Verizon Hack Turns Femtocells into Mobile Spy Stations

iSEC partners will demonstrate the proof of concept at the upcoming Black Hat and Def Con events
iSEC partners will demonstrate the proof of concept at the upcoming Black Hat and Def Con events

Security firm iSEC Partners plans to show off a proof of concept for a hacked Verizon femtocell at the upcoming Black Hat and Def Con hacking conferences in Las Vegas. The compromised femto can eavesdrop on text messages, photos and phone calls made with either Android devices or iPhones.

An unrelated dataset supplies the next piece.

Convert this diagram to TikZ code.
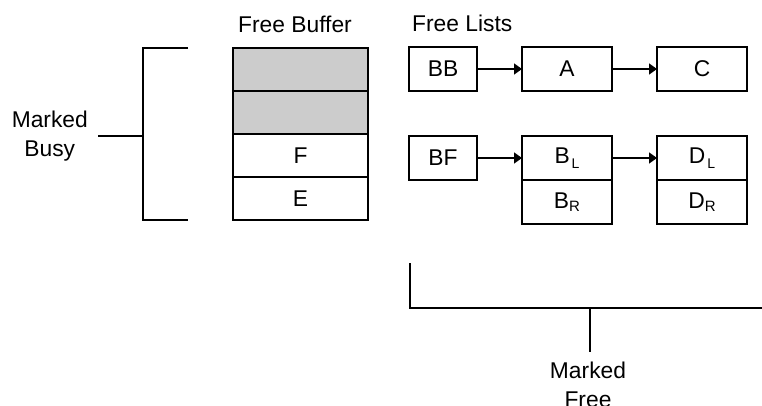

The firm demonstrated the hack to Reuters, and told the news service that the technology could be weaponized for a backpack attack – a backpack hack, as it were – wherein a portable femto could be concealed and dropped in any location. Effectively that would make it into a mobile listening station. While the standard femto has a 40-foot range, the researchers said that could be expanded by adding specialized antennas.

Despite the “spies like us” aspect of the tactic, the firm stressed that the danger is not from government surveillance. "This is not about how the NSA would attack ordinary people. This is about how ordinary people would attack ordinary people," said Tom Ritter, a senior consultant with iSEC, told Reuters.

He used as an example the idea of an investor looking for a hot tip placing such a backpack in Manhattan restaurants frequented by investment bankers.

Verizon said it has updated the femto software over-the-air to thwart the attack that iSEC has demonstrated.

"The Verizon Wireless Network Extender remains a very secure and effective solution for our customers," company spokesman David Samberg told Reuters, adding that there have been no reports of customers being impacted by any such hack to date.

iSEC however said that it can easily modify the hack to stay ahead of the firmware updates – something that they plan to prove in Las Vegas next month.